» **STORED DATA**
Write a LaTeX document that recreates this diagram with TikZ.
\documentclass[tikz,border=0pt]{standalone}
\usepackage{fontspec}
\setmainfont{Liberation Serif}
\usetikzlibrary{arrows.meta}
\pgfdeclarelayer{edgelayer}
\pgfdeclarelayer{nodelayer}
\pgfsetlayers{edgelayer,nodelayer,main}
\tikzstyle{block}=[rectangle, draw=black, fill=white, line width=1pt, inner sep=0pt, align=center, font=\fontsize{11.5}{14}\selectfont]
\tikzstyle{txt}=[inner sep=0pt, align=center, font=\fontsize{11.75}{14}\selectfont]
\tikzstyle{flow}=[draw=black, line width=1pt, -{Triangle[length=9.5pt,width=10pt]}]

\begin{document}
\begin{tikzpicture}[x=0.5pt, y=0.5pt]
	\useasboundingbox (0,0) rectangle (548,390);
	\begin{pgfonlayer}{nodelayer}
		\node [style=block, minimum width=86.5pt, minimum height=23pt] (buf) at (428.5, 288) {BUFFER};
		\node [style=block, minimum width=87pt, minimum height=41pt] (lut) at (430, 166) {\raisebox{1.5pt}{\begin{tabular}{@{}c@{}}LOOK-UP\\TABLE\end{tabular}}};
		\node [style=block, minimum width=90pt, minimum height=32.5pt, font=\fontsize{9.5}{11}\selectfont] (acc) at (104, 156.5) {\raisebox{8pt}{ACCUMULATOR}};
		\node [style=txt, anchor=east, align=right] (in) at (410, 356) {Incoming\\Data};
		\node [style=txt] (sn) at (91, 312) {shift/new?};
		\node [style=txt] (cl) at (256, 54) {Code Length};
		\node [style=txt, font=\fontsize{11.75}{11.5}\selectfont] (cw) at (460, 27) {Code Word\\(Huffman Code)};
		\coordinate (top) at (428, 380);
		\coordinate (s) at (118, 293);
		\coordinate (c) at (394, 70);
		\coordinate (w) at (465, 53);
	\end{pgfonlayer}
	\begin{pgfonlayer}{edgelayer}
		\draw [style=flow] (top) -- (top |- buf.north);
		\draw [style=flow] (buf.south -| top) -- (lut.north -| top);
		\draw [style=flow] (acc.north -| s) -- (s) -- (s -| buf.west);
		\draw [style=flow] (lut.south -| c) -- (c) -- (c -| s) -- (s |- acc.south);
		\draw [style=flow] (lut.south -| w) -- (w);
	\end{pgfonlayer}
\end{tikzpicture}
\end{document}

---

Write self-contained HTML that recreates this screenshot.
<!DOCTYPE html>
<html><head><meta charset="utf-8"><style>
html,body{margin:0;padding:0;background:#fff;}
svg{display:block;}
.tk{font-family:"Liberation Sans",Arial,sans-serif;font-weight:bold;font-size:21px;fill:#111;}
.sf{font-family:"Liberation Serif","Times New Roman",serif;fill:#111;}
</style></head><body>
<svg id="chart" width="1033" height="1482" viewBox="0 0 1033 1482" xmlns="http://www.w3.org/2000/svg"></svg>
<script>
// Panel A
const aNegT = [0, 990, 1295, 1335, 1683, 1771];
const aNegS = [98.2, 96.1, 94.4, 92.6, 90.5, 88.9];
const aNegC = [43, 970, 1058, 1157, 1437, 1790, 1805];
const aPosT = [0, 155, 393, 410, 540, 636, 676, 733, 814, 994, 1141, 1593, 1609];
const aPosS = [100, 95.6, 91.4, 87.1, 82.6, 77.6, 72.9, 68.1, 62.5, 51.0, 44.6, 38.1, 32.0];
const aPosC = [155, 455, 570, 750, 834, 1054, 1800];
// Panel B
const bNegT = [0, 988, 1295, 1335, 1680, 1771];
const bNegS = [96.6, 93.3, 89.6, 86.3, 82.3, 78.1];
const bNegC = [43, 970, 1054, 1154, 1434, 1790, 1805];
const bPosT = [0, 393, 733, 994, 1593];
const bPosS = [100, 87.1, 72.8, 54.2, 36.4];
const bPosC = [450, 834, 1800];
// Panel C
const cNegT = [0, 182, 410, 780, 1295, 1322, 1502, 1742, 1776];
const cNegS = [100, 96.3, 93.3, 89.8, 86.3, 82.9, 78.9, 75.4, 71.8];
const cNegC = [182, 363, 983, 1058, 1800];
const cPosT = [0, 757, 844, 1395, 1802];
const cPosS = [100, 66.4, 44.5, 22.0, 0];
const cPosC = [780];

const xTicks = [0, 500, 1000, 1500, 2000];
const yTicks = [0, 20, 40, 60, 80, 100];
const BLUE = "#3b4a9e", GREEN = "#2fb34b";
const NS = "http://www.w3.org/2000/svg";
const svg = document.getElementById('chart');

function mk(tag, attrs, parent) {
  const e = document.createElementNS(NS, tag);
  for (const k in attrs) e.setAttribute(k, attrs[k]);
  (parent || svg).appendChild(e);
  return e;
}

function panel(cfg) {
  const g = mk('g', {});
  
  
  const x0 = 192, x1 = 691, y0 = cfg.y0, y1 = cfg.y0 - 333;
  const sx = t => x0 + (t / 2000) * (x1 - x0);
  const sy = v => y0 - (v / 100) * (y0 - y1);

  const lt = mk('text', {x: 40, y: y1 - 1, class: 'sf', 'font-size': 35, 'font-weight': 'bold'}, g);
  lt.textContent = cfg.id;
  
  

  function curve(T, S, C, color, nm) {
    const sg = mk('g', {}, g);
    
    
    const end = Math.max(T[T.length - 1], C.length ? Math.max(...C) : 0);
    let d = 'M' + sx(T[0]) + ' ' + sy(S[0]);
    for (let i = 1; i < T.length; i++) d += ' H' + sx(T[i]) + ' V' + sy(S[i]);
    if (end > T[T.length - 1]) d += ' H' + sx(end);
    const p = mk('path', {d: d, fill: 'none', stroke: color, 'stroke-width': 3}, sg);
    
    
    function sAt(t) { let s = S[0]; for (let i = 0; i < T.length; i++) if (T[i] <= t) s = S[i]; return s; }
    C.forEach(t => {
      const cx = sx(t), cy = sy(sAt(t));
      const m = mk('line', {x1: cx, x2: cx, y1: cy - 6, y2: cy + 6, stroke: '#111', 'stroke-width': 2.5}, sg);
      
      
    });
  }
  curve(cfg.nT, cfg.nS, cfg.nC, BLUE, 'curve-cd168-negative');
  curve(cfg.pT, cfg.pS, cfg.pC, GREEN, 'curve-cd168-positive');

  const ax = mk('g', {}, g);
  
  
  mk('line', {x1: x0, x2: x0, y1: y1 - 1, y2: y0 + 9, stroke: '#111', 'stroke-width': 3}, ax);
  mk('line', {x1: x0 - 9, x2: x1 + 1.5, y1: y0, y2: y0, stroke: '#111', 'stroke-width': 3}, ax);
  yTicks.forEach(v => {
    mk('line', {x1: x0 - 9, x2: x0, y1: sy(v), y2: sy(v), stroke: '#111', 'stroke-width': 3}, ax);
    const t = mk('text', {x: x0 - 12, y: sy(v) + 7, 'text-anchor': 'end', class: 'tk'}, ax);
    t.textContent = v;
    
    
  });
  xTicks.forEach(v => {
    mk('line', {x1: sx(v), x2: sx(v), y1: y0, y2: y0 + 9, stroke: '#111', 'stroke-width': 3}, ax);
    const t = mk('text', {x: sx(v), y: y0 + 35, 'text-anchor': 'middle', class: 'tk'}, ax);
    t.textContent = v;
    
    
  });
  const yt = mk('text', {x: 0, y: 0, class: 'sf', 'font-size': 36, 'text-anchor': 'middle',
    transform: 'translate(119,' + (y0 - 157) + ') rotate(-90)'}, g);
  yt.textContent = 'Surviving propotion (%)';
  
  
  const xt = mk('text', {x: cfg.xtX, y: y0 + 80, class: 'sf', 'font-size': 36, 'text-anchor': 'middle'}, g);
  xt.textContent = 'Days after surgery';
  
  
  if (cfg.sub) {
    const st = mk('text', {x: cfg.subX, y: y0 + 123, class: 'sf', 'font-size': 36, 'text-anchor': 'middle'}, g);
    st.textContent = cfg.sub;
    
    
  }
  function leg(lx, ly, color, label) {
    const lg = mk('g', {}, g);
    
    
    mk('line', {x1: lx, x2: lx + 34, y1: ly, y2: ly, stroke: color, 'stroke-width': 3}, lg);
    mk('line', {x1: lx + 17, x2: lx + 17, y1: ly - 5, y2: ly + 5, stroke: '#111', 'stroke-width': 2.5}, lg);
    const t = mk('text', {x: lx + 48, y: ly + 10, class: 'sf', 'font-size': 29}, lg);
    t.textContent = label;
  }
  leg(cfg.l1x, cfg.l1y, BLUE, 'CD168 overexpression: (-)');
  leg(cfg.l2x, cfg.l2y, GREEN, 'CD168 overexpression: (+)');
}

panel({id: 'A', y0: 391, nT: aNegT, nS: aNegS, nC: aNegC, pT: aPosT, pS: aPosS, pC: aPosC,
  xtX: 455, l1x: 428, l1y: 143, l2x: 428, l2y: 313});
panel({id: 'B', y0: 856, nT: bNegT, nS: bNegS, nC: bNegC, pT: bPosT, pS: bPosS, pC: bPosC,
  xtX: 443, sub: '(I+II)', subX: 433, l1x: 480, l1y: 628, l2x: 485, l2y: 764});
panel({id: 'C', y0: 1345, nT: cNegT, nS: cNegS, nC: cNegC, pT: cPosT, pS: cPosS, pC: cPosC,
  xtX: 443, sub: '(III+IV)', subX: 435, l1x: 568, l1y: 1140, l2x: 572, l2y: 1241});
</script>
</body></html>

» **WRITTEN REQUEST**
Copy every line of the material in which the word "that" occurs.

» **OUTPUT BELOW**
Write a LaTeX document that recreates this diagram with TikZ.
Write self-contained HTML that recreates this screenshot.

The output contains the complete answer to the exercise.